* **What the exercise asks**: Quote from the first line below through the line that contains "const extremeLevel = 40;", both included, and leave the pictures out.

* **Task input**:
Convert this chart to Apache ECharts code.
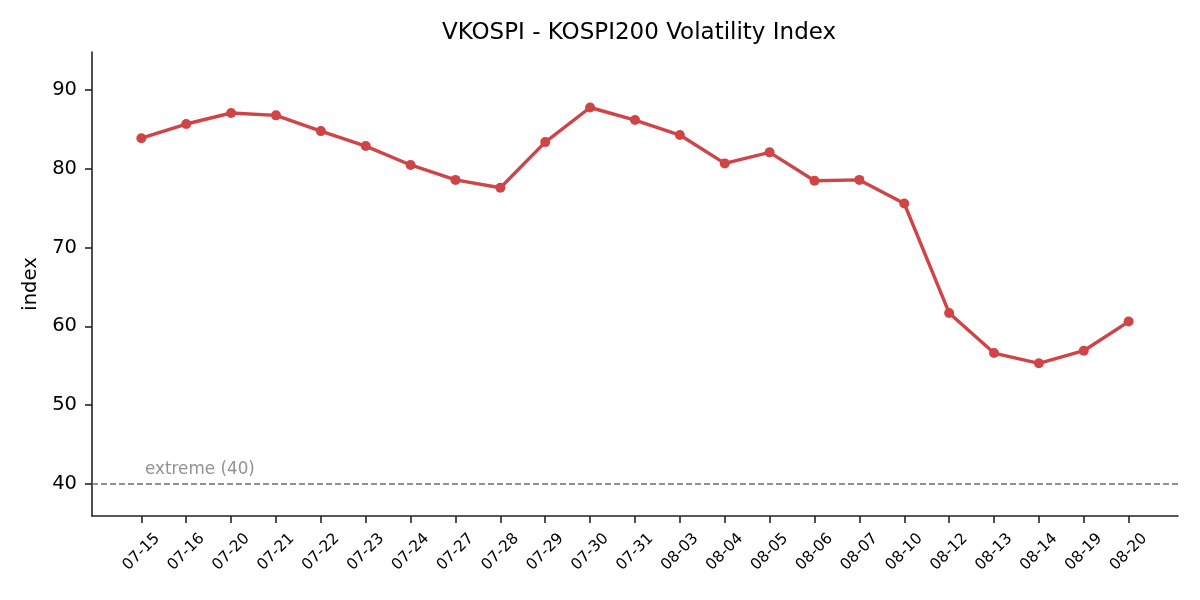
<!DOCTYPE html>
<html><head><meta charset="utf-8">
<script src="https://cdn.jsdelivr.net/npm/echarts@6/dist/echarts.min.js"></script>
<style>html,body{margin:0;padding:0;background:#fff}#c{width:1200px;height:600px}</style>
</head><body><div id="c"></div>
<script>
const categories = ['07-15','07-16','07-20','07-21','07-22','07-23','07-24','07-27','07-28','07-29','07-30','07-31','08-03','08-04','08-05','08-06','08-07','08-10','08-12','08-13','08-14','08-19','08-20'];
const vkospi = [83.9,85.7,87.1,86.8,84.8,82.9,80.5,78.6,77.6,83.4,87.8,86.2,84.3,80.7,82.1,78.5,78.6,75.6,61.7,56.6,55.3,56.9,60.6];
const yTicks = [40,50,60,70,80,90];
const extremeLevel = 40;

const FONT = 'DejaVu Sans';
const chart = echarts.init(document.getElementById('c'));
const idx = categories.map((_, i) => i);
chart.setOption({
  animation: false,
  title: { text: 'VKOSPI - KOSPI200 Volatility Index', left: 634, textAlign: 'center', top: 17,
    textStyle: { fontFamily: FONT, fontSize: 23, fontWeight: 'normal', color: '#000' } },
  grid: { left: 92, right: 22, top: 52, bottom: 84 },
  xAxis: {
    type: 'value', min: -1.1, max: 23.1,
    splitLine: { show: false },
    axisLine: { show: true, onZero: false, lineStyle: { color: '#222', width: 1.6 } },
    axisTick: { show: true, customValues: idx, length: 7, lineStyle: { color: '#222', width: 1.6 } },
    axisLabel: { customValues: idx, rotate: 45, align: 'center', verticalAlign: 'middle',
      fontFamily: FONT, fontSize: 15.5, color: '#000', margin: 36,
      formatter: v => categories[Math.round(v)] }
  },
  yAxis: {
    type: 'value', min: 35.9, max: 94.85,
    name: 'index', nameLocation: 'middle', nameGap: 45, nameRotate: 90,
    nameTextStyle: { fontFamily: FONT, fontSize: 19.5, color: '#000' },
    splitLine: { show: false },
    axisLine: { show: true, onZero: false, lineStyle: { color: '#222', width: 1.6 } },
    axisTick: { show: true, customValues: yTicks, length: 7, lineStyle: { color: '#222', width: 1.6 } },
    axisLabel: { customValues: yTicks, fontFamily: FONT, fontSize: 19.5, color: '#000', margin: 15 }
  },
  series: [{
    type: 'line',
    data: vkospi.map((v, i) => [i, v]),
    symbol: 'circle', symbolSize: 10,
    lineStyle: { color: '#cf4446', width: 3.4 },
    itemStyle: { color: '#cf4446' },
    markLine: {
      silent: true, symbol: 'none',
      lineStyle: { color: '#6c6c7e', type: [6, 3], width: 1.7 },
      label: { show: false },
      data: [{ yAxis: extremeLevel }]
    }
  }, {
    type: 'scatter', data: [[-0.03, extremeLevel]], symbolSize: 0, silent: true,
    label: { show: true, position: 'right', offset: [0, -14], formatter: 'extreme (' + extremeLevel + ')',
      fontFamily: FONT, fontSize: 16.8, color: '#777777' }
  }]
});
</script></body></html>
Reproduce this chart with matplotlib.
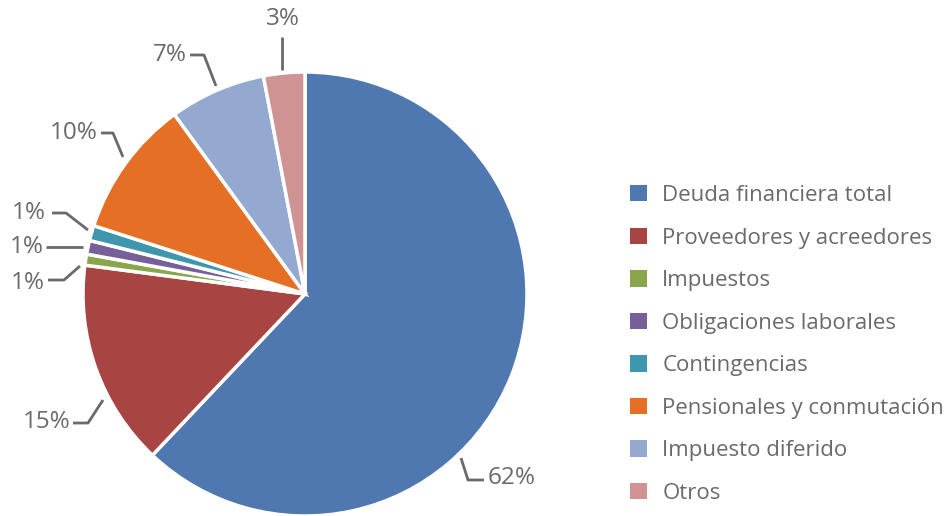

* **Full solution**:
Convert this chart to Apache ECharts code.
<!DOCTYPE html>
<html><head><meta charset="utf-8">
<script src="https://cdn.jsdelivr.net/npm/echarts@6/dist/echarts.min.js"></script>
<style>html,body{margin:0;padding:0;background:#fff}#c{width:1200px;height:600px}</style>
</head><body><div id="c"></div>
<script>
const categories = ['07-15','07-16','07-20','07-21','07-22','07-23','07-24','07-27','07-28','07-29','07-30','07-31','08-03','08-04','08-05','08-06','08-07','08-10','08-12','08-13','08-14','08-19','08-20'];
const vkospi = [83.9,85.7,87.1,86.8,84.8,82.9,80.5,78.6,77.6,83.4,87.8,86.2,84.3,80.7,82.1,78.5,78.6,75.6,61.7,56.6,55.3,56.9,60.6];
const yTicks = [40,50,60,70,80,90];
const extremeLevel = 40;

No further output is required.